Global control of hepatitis B virus: does treatment-induced antigenic change affect immunization?
C John Clements, Ben Coghlan, Mick Creati, Stephen Locarnini, Richard S Tedder & Joseph Torresi
Since its widespread introduction, the hepatitis B vaccine has become an essential part of infant immunization programmes globally. The vaccine has been particularly important for countries where the incidence of hepatitis B virus-related hepatocellular carcinoma is high. Effective treatment options for individuals with chronic hepatitis B infection were limited until 1998 when lamivudine, the first nucleoside analogue drug, was introduced. As a single treatment agent, however, lamivudine has a significant drawback: it induces lamivudine-resistant hepatitis B virus strains that may pose a risk to the global hepatitis B immunization programme.
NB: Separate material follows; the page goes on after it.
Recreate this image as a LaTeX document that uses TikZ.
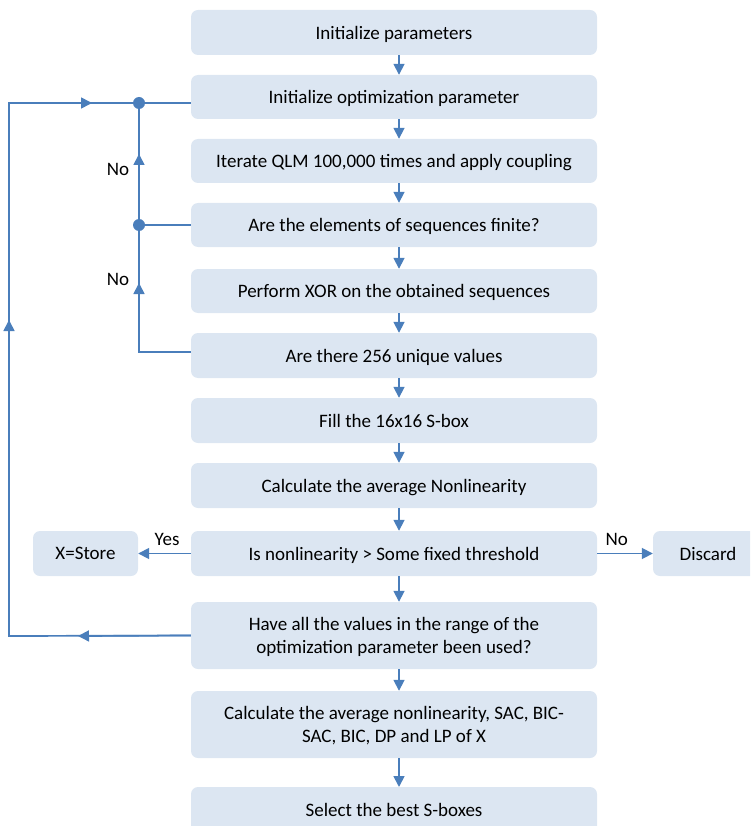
\documentclass[tikz,border=0pt]{standalone}
\usepackage{fontspec}
\setmainfont{Carlito}
\usetikzlibrary{arrows.meta}
\definecolor{boxfill}{HTML}{DCE6F2}
\definecolor{lineblue}{HTML}{4A7EBB}
\begin{document}
\begin{tikzpicture}[x=1pt,y=-1pt,
  box/.style={fill=boxfill,rounded corners=7pt,inner sep=0pt,align=center,text depth=0pt,font=\fontsize{19}{22.5}\selectfont},
  conn/.style={draw=lineblue,line width=1.7pt},
  arr/.style={conn,-{Triangle[length=11pt,width=11pt]}},
  lbl/.style={font=\fontsize{19}{22.5}\selectfont,inner sep=0pt},
  dotn/.style={circle,fill=lineblue,inner sep=0pt,minimum size=12pt}]
\useasboundingbox (0,0) rectangle (750,826);
\begin{scope}
\clip (0,0) rectangle (750,826);
\node[box,minimum width=406pt,minimum height=45pt] (b1) at (394,32.5) {Initialize parameters};
\node[box,minimum width=406pt,minimum height=44pt] (b2) at (394,97) {Initialize optimization parameter};
\node[box,minimum width=406pt,minimum height=44pt] (b3) at (394,161) {Iterate QLM 100,000 times and apply coupling};
\node[box,minimum width=406pt,minimum height=44pt] (b4) at (394,225) {Are the elements of sequences finite?};
\node[box,minimum width=406pt,minimum height=44pt] (b5) at (394,291) {Perform XOR on the obtained sequences};
\node[box,minimum width=406pt,minimum height=45pt] (b6) at (394,355.5) {Are there 256 unique values};
\node[box,minimum width=406pt,minimum height=45pt] (b7) at (394,420.5) {Fill the 16x16 S-box};
\node[box,minimum width=406pt,minimum height=45pt] (b8) at (394,485.5) {Calculate the average Nonlinearity};
\node[box,minimum width=406pt,minimum height=45pt] (b9) at (394,553.5) {Is nonlinearity > Some fixed threshold};
\node[box,minimum width=406pt,minimum height=67pt] (b10) at (394,635.5) {Have all the values in the range of the\\optimization parameter been used?};
\node[box,minimum width=406pt,minimum height=67pt] (b11) at (394,724.5) {Calculate the average nonlinearity, SAC, BIC-\\SAC, BIC, DP and LP of X};
\node[box,minimum width=406pt,minimum height=48pt] (b12) at (394,811) {};
\node[lbl] (b12t) at (394,810) {Select the best S-boxes};
\node[box,minimum width=105pt,minimum height=45pt] (store) at (85.5,553.5) {X=Store};
\node[box,minimum width=110pt,minimum height=45pt] (discard) at (708,553.5) {Discard};
\end{scope}
% vertical arrows
\foreach \a/\b in {b1/b2,b2/b3,b3/b4,b4/b5,b5/b6,b6/b7,b7/b8,b8/b9,b9/b10,b10/b11}{
  \draw[arr] ([xshift=5pt]\a.south) -- ([xshift=5pt]\b.north);
}
\coordinate (b12top) at (399,787);
\draw[arr] ([xshift=5pt]b11.south) -- (b12top);
% side arrows
\draw[arr] (b9.west) -- (store.east) node[lbl,pos=0.45,above=7pt] {Yes};
\draw[arr] (b9.east) -- (discard.west) node[lbl,pos=0.35,above=7pt] {No};
% inner loop
\node[dotn] (d1) at (139,103) {};
\node[dotn] (d2) at (139,225) {};
\coordinate (c6) at (139,352);
\draw[conn] (b6.west |- c6) -- (c6) -- (d2);
\draw[arr] (c6) -- (139,283);
\draw[conn] (d2) -- (d1);
\draw[arr] (d2) -- (139,154);
\draw[conn] (b4.west) -- (d2);
\draw[conn] (b2.west |- d1) -- (d1);
\node[lbl] (no1) at (118,169) {No};
\node[lbl] (no2) at (118,279) {No};
% outer loop
\coordinate (o1) at (9,636);
\coordinate (o2) at (9,103);
\draw[conn] (b10.west) -- (o1) -- (o2) -- (d1);
\draw[arr] (b10.west) -- (78,636);
\draw[arr] (o1) -- (9,320);
\draw[arr] (o2) -- (92,103);
\end{tikzpicture}
\end{document}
Mutations associated with drug treatment can cause changes to the surface antigen protein, the precise part of the virus that the hepatitis B vaccine mimics. However, the emergence of antiviral drug-associated potential vaccine escape mutants (ADAP-VEMs) in treated patients does not necessarily pose a significant, imminent threat to the global hepatitis B immunization programme. Nonetheless, there is already evidence that current treatment regimens have resulted in the selection of stable ADAP-VEMs. Treatment is currently intended to prevent the long-term complications of hepatitis B virus infection, with little consideration given to potential adverse public health impacts. To address individual and public health concerns, trials are urgently needed to find the optimal combination of existing drugs that are effective but do not induce the emergence of ADAP-VEMs. This paper examines the mechanism of antiviral drug-selected changes in the portion of the viral genome that also affects the surface antigen, and explores their potential impact on current hepatitis B immunization programmes.